Campos de refugiados, Guantánamo, ou quaisquer presídios brasileiros que
acumulam pessoas sem sequer o primeiro julgamento, todos apontam como
arquiteturas destinadas a um nível extremo de opressão da humanidade. Se o campo de Auschwitz e similares serviram a
um sistema de desenvolvimento dentro de um projeto nacional racista, não
podemos negar o quanto de campos e disputas territoriais atuais podem servir ao
mesmo processo, porém dentro de uma conjuntura econômica diferente onde a
violência gera e retroalimenta inúmeros mercados.
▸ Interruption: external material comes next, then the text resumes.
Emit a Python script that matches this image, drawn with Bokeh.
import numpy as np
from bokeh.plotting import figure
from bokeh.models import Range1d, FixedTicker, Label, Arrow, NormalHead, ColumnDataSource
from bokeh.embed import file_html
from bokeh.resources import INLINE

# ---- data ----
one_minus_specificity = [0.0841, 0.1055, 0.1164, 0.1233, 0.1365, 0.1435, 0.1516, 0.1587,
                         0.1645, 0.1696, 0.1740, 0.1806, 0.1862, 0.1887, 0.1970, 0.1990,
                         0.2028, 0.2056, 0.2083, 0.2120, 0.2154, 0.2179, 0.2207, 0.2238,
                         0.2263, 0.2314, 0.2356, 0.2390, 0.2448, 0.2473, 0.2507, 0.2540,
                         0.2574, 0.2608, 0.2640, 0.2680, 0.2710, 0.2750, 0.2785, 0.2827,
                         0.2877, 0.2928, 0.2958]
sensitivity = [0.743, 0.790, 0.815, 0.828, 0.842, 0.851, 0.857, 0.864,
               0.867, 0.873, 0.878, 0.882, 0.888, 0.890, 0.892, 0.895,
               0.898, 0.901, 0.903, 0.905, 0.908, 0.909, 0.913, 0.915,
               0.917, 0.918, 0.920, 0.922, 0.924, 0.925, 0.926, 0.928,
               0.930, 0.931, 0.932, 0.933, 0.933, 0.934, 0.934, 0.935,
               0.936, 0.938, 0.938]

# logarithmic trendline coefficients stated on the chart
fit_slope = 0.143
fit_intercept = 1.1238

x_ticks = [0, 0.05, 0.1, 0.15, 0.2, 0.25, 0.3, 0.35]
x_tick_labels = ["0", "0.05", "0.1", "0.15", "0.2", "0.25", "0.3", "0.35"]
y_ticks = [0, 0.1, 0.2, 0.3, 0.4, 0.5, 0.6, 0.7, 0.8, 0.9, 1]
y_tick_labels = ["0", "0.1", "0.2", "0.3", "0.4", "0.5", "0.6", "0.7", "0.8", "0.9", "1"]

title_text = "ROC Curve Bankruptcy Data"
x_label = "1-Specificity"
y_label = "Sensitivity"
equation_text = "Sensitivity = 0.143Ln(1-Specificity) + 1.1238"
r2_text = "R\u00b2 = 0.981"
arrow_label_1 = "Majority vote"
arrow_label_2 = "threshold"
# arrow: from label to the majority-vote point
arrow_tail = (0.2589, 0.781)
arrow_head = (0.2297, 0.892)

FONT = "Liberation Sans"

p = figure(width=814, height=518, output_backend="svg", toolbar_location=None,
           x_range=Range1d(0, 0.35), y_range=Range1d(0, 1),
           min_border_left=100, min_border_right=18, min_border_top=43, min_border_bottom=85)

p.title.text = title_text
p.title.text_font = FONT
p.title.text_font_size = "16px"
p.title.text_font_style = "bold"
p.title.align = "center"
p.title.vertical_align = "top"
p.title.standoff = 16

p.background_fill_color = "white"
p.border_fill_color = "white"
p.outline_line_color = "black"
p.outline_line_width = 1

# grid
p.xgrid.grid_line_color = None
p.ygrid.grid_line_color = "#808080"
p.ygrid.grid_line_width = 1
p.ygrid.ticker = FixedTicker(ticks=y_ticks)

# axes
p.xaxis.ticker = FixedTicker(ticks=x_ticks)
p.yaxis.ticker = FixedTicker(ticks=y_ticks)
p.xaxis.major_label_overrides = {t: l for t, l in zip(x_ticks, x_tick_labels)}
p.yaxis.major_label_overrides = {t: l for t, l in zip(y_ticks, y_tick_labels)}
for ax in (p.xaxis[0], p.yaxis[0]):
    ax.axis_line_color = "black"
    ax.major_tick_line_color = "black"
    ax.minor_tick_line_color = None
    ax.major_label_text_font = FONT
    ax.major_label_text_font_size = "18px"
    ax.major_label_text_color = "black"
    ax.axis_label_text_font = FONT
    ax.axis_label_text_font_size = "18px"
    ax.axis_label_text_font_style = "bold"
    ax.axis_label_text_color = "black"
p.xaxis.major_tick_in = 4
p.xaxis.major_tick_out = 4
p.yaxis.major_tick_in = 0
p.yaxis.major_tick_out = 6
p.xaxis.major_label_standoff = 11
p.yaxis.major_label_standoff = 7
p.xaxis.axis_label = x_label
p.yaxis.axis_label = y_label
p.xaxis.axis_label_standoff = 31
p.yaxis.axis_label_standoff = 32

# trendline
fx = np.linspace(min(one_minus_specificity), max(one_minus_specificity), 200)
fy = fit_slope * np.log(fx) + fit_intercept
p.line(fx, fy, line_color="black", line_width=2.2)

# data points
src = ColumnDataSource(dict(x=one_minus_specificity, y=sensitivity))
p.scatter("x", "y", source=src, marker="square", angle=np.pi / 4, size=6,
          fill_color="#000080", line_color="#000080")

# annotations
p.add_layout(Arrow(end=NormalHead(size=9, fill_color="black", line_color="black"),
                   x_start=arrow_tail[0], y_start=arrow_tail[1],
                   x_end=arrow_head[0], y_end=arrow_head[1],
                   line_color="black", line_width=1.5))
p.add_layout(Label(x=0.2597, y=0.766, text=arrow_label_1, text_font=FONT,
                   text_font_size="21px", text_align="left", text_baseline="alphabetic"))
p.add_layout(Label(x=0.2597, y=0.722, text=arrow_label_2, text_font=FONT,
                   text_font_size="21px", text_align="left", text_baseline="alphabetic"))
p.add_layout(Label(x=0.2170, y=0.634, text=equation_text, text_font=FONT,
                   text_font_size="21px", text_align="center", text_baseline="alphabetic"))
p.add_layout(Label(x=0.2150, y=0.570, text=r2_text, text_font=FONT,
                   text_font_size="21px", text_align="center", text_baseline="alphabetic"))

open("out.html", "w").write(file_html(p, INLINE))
As guerras (tanto entre nações como intra-territórios) seguem padrões semelhantes, criam a terra
arrasada e depois abrem o espaço para que o grande investimento entre nestas
terras, este é o espólio que se sobrepõe aos direitos dos povos de habitar,
pertencer, vivenciar e conceber seus lugares. A desterritorialização de povos
se tornaram parte de um braço rentável para o capital, seja por exemplo os
campos de refugiados de Gaza que hoje se transformaram em verdadeiras cidades,
ou os campos de refugiados sírios situados na Jordânia. Cada qual se adequa a
uma forma de exploração da opressão humana dos povos sem lugar que tiveram suas
vidas e histórias dilaceradas.
As últimas infames falas de nossos líderes de governo Bolsonaro e seu
secretário de cultura trouxe ao salão a necessidade de debatermos o Nazismo e Fascismo
de forma séria, e isso trouxe as redes novamente o filme arquitetura da
destruição. O centro do filme demonstra como o sistema capturou o simbólico e
reconstruiu a estética ao se impor na população. Esta construção de pensamento
se capilariza na sociedade e se torna parte do discurso cotidiano da mesma,
isso se potencializa em um país como Brasil, que não conseguiu por exemplo romper
suas ferramentas de segregação e seu racismo estrutural.
Assim que palavras como a de Bolsonaro, apontando claro
discurso de eugenia com relação a indígenas, ou de Alvim parafraseando Goebbels,
podem chocar a muitos de nós. Estas declarações, e mais, suas ações não
necessariamente afetam os mercados ou o cotidiano a ponto da queda completa do
sistema. Os índios que segundo Bolsonaro “não são gente evoluída” por sua vez
não serão tópico de “uma arte heroica” mereceriam o direito ao território que
tem ou este território poderia ser melhor utilizado com a exploração
sustentável dos ecoplans do BIG? Enquanto isso, Bjarke Ingels se justifica aos
brasileiros:
“Não podemos esperar que todas as instâncias públicas estejam alinhadas com
todos os aspectos de nosso pensamento, mas podemos garantir que possamos trazer
a mudança que queremos ver no mundo através do trabalho que realizamos“, afirma
Ingels na nota."
A nota de defesa de BIG não traz nenhum estranhamento a quem observa os
caminhos do mercado internacional da arquitetura de forma crítica. Seu projeto
para o Brasil por sua vez não se importa com o genocídio indígena ou as
queimadas na Amazônia. Assim, aponta um imenso anacronismo ao defender
intervenções ecologicamente sustentáveis junto a um governo que defende
abertamente o inverso. Obviamente muito mais suave que o nazismo não quero
fazer tal comparação com o BIG, porém sua defesa aponta para argumentos
semelhantes aos apresentados no tribunal de Nuremberg, com uma grande diferença:
BIG é um escritório liberal que pode dizer não ao Bolsonaro, diferente dos
soldados que apenas recebiam ordens.Remeter a memória das vítimas do Holocausto é se dedicar para que novas vítimas e novos Holocaustos não mais aconteçam.